Eric Postles remembers 4th June 1944:
“We were given our final briefing and told our destination was Normandy and that we would be landing about 4 hours after H hour (the time of the invasion). Our beach code name for 50 Division was Gold and we would land between Le Hamel and La Rivière in JIG* sector following 69 and 151 Brigade**. Later we would be part of a 7th Armoured Division and 50 Div push with Villers Bocage as our objective. We were given maps of the area which showed the German defences, pill-boxes, mined areas and barbed wire. Everyone was issued with French francs, which were charged to our account. They proved useful for the card schoolers.
We cleaned our weapons, read old Readers Digests and slept. We carried no identity papers. We moved out of the Solent with ships of various kinds all around us, most of which had a barrage balloon to protect from air attack. However we were told not to proceed as the weather was deteriorating but next day it was decided that the invasion was on.” (Extract from ‘My War Years’ by John Eric Postles ISO used by kind permission of the author.)
*Gold Beach was the landing area between Port-en-Bessin to the west and La Rivière in the east, divided into sectors ‘How’, ‘Item’, ‘Jig’ and ‘King’. High well defended cliffs at the western end restricted most of the landing to the flat beach between Le Hamel (next to ‘Jig’) and La Rivière (nearest to ‘King’).
The plan was for the initial assault on ‘Jig’ to be led by 231 Brigade (the 1st Hampshires on the right and the 1st Dorsets on the left - the Dorsets were Dick’s original regiment - followed by the 2nd Devons). On ‘King’ the first wave were 69th Brigade with the East Yorkshires on the left and Green Howards on the right with 151 Brigade (Durham Light Infantry) following up as the second wave. 47 Commando was to land on ‘Item’ and capture Port-en-Bessin, to the west of Gold beach.
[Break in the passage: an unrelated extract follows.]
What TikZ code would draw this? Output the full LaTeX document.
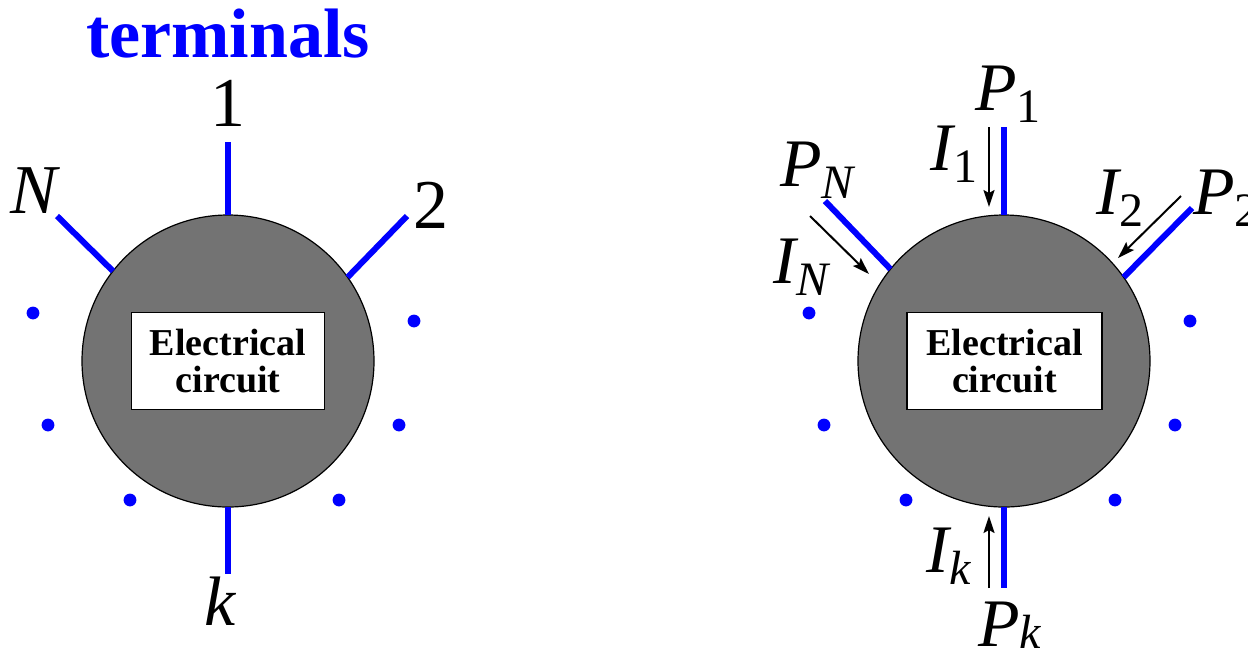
\documentclass[tikz,border=0pt]{standalone}
\usepackage{fontspec}
\setmainfont{Liberation Serif}
\usetikzlibrary{arrows.meta}
\definecolor{circgray}{RGB}{115,115,115}
\definecolor{wireblue}{RGB}{0,0,255}
\newcommand{\lsub}[2][-6pt]{\raisebox{#1}{\fontsize{24}{24}\selectfont #2}}
\begin{document}
\begin{tikzpicture}[x=0.5pt,y=-0.5pt,
  body/.style={circle,draw=black,line width=0.6pt,fill=circgray,minimum size=146pt,inner sep=0pt,outer sep=0pt},
  box/.style={draw=black,line width=0.6pt,fill=white,minimum width=96.5pt,minimum height=48.5pt,inner sep=0pt,align=center,font=\fontsize{19}{18.5}\selectfont\bfseries},
  wire/.style={wireblue,line width=3pt},
  cur/.style={black,line width=1pt,-{Stealth[length=8.5pt,width=5.5pt,inset=1.5pt]}},
  dot/.style={circle,fill=wireblue,minimum size=6.4pt,inner sep=0pt},
  lab/.style={inner sep=0pt,anchor=base west,font=\fontsize{35}{35}\selectfont},
  rlab/.style={inner sep=0pt,anchor=base west,font=\fontsize{34}{34}\selectfont},
]
\useasboundingbox (0,0) rectangle (1248,661);

% ---------- left figure ----------
\node[body] (Lc) at (228,361) {};
\node[box] (Lb) at (228,361) {Electrical\\circuit};

\coordinate (L1) at (228,142);
\coordinate (LN) at (57,216);
\coordinate (L2) at (407,216);
\coordinate (Lk) at (228,574);
\draw[wire] (L1) -- (Lc.90);
\draw[wire] (LN) -- (Lc.142);
\draw[wire] (L2) -- (Lc.35.5);
\draw[wire] (Lc.270) -- (Lk);

\node[lab,anchor=base,font=\fontsize{35}{35}\selectfont\bfseries,text=wireblue] (title) at (228,57) {terminals};
\node[lab,anchor=base] (n1) at (228,126) {1};
\node[lab] (nN) at (10,213) {\itshape N};
\node[lab] (n2) at (413,228) {2};
\node[lab] (nk) at (204,625) {\itshape k};

\node[dot] (ld1) at (33,313) {};
\node[dot] (ld2) at (48,425) {};
\node[dot] (ld3) at (130,500) {};
\node[dot] (ld4) at (339,500) {};
\node[dot] (ld5) at (399,425) {};
\node[dot] (ld6) at (414,321) {};

% ---------- right figure ----------
\node[body] (Rc) at (1004,361) {};
\node[box,minimum width=97.5pt] (Rb) at (1004.5,361) {Electrical\\circuit};

\coordinate (R1) at (1004,127);
\coordinate (RN) at (825,201);
\coordinate (R2) at (1192,208);
\coordinate (Rk) at (1004,588);
\draw[wire] (R1) -- (Rc.90);
\draw[wire] (RN) -- (Rc.141);
\draw[wire] (R2) -- (Rc.35);
\draw[wire] (Rc.270) -- (Rk);

\coordinate (a1s) at (989,127);
\coordinate (a1e) at (989,207);
\coordinate (aNs) at (810,216);
\coordinate (aNe) at (869,274);
\coordinate (a2s) at (1181,196);
\coordinate (a2e) at (1118,258);
\coordinate (aks) at (989,588);
\coordinate (ake) at (989,516);
\draw[cur] (a1s) -- (a1e);
\draw[cur] (aNs) -- (aNe);
\draw[cur] (a2s) -- (a2e);
\draw[cur] (aks) -- (ake);

\node[rlab] (p1) at (975,110) {\itshape P\lsub{\upshape 1}};
\node[rlab] (i1) at (930,170) {\itshape I\lsub{\upshape 1}};
\node[rlab] (pN) at (780,186) {\itshape P\lsub{\itshape N}};
\node[rlab] (iN) at (773,283) {\itshape I\lsub{\itshape N}};
\node[rlab] (i2) at (1096,214) {\itshape I\lsub{\upshape 2}};
\node[rlab] (p2) at (1193,214) {\itshape P\lsub{\upshape 2}};
\node[rlab] (ik) at (926,572) {\itshape I\lsub{\itshape k}};
\node[rlab] (pk) at (978,646) {\itshape P\lsub[-1pt]{\itshape k}};

\node[dot] (rd1) at (809,313) {};
\node[dot] (rd2) at (824,425) {};
\node[dot] (rd3) at (906,500) {};
\node[dot] (rd4) at (1115,500) {};
\node[dot] (rd5) at (1175,425) {};
\node[dot] (rd6) at (1190,321) {};
\end{tikzpicture}
\end{document}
"The time is at hand to strike − to break the Western Wall and into the Continent of Europe. To you, officers and men of the 50th (Northumbrian) Division, has been given the great honour of being in the vanguard of this mighty blow for freedom" — Maj-Gen Douglas Graham, Commander of 50th (Northumbrian) Infantry Division
With the weather rapidly deteriorating the Allies could not proceed with the planned invasion of France on June 5th. However, an improvement in the weather was forecast for 6th June and Eisenhower took the decision that this would be D-Day. The Allies had impeded German weather forecasting by seizing their stations in the north Atlantic and the Kriegsmarine (German Navy) concluded from their meteorological reports that there was no question of an invasion between 5th and 7th June because of bad weather. They even cancelled their patrols in the Channel on the night of 5th June! (See 'The Weather on D-Day' from ‘Air: The Restless Shaper of the World’ by William Bryant Logan, W. W. Norton & Company.)
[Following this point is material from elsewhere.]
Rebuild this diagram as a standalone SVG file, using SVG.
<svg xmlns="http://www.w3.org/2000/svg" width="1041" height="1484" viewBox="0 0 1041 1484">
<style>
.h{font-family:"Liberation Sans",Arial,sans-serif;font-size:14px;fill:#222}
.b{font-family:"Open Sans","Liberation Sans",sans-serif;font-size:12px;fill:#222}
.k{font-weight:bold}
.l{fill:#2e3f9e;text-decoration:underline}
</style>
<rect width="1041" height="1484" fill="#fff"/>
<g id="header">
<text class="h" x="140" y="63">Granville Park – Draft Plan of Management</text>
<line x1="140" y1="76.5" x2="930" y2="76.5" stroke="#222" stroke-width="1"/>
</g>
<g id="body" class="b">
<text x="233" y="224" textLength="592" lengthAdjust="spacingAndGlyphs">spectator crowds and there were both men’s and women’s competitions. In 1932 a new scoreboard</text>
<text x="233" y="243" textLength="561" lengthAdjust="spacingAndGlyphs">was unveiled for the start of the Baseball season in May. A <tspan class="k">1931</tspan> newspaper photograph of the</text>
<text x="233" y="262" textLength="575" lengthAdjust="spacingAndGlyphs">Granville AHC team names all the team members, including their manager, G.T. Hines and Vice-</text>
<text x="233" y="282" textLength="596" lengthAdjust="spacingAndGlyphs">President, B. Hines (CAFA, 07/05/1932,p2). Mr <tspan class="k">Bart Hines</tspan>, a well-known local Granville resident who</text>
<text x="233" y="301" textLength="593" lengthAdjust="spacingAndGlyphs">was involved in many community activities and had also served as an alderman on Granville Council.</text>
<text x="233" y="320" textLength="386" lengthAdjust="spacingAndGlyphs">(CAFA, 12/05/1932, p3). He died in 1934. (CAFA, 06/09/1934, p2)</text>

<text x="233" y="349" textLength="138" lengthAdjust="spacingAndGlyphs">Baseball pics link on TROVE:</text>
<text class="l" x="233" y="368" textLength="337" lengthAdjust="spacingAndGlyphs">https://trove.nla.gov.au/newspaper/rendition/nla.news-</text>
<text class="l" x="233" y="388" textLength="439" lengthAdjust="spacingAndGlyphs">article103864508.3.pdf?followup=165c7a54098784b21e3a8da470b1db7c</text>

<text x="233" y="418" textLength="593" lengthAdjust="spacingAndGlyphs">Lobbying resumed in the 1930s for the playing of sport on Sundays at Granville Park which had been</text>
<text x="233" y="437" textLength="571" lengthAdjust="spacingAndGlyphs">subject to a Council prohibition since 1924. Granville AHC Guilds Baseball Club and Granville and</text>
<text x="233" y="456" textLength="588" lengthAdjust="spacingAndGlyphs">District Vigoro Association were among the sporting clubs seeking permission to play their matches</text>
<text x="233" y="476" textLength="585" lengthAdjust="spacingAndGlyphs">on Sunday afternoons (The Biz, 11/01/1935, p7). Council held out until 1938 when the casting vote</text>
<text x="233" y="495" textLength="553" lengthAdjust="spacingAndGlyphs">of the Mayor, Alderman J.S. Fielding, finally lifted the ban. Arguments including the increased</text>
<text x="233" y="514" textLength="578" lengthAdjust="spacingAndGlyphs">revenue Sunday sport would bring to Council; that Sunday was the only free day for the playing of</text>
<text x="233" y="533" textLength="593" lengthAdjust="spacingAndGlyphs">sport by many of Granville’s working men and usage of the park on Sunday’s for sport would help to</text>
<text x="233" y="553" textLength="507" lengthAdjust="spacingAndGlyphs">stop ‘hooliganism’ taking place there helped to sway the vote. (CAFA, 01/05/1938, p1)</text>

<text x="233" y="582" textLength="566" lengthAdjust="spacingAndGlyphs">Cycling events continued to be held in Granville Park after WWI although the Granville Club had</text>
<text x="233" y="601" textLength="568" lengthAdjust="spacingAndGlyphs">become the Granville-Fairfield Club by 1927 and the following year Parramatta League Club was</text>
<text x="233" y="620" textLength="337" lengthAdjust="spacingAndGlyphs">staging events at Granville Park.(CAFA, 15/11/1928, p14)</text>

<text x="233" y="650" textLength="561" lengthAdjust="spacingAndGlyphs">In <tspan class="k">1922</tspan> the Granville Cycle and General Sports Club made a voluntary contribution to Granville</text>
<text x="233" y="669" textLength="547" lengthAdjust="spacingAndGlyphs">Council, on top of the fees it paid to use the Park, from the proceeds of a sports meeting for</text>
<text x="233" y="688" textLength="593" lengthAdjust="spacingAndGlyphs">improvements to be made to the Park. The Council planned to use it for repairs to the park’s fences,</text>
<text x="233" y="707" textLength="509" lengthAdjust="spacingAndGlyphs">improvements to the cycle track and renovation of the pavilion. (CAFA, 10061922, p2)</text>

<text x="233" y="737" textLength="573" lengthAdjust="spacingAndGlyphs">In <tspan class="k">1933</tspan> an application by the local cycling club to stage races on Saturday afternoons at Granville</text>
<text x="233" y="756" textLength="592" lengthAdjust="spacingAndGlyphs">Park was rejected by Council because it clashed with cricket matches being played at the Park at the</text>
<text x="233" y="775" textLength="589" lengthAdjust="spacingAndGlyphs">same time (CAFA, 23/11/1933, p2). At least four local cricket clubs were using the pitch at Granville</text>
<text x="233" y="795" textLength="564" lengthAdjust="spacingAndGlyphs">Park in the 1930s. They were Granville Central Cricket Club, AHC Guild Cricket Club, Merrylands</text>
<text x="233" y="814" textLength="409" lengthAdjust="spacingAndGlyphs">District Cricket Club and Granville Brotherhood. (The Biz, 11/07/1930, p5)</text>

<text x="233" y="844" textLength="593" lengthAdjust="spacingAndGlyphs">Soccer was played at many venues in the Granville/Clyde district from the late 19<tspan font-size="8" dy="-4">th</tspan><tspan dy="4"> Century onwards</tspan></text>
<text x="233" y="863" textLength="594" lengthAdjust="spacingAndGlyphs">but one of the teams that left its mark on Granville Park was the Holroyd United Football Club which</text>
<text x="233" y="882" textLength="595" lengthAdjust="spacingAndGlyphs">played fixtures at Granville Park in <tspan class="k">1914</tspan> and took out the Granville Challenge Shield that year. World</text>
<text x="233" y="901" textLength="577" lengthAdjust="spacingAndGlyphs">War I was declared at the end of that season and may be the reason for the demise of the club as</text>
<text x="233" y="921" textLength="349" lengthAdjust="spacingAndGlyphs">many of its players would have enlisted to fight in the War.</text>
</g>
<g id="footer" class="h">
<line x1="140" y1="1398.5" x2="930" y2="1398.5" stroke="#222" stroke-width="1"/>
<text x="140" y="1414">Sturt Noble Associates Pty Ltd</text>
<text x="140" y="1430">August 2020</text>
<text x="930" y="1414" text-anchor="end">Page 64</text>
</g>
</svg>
On the night of 4th June the RAF carried out heavy raids against German coastal batteries and fortifications in Normandy. They were also bombing a wide range of other targets, to maintain the deception of a potential landing at Calais and cut communication routes to Normandy. Fighter planes swept the skies to prevent the Luftwaffe from flying over the invasion force. (Only two German planes got through, flying over the invasion beaches on D-Day). (See Operation Overlord.)
French towns were also deliberately bombed to block transport junctions, preventing the movement of German forces towards the Allies’ bridgehead. Some 15,00 French civilians were killed and 19,000 others seriously injured in the lead-up to D-Day.
Although Rommel's Army Group B, defending 'the Western Wall' of the Channel Coast, were expecting an invasion they did not know where or when so their forces were dispersed. Field Marshal Gerd von Rundstedt was Commander-in-Chief in western Europe with 41 Divisions in northern France: the Seventh Army guarding Brittany and Normandy and 15th Army in the east (the Pas de Calais) with Panzer Group west. Unknown to the Allies 21st Panzer, south of Caen, was within reach of the Normandy beaches.
On 5th June most of 7th Army’s Senior Officers went to Rennes for a war games exercise and Rommel, having received the weather forecast, had gone to Germany to celebrate his wife’s birthday.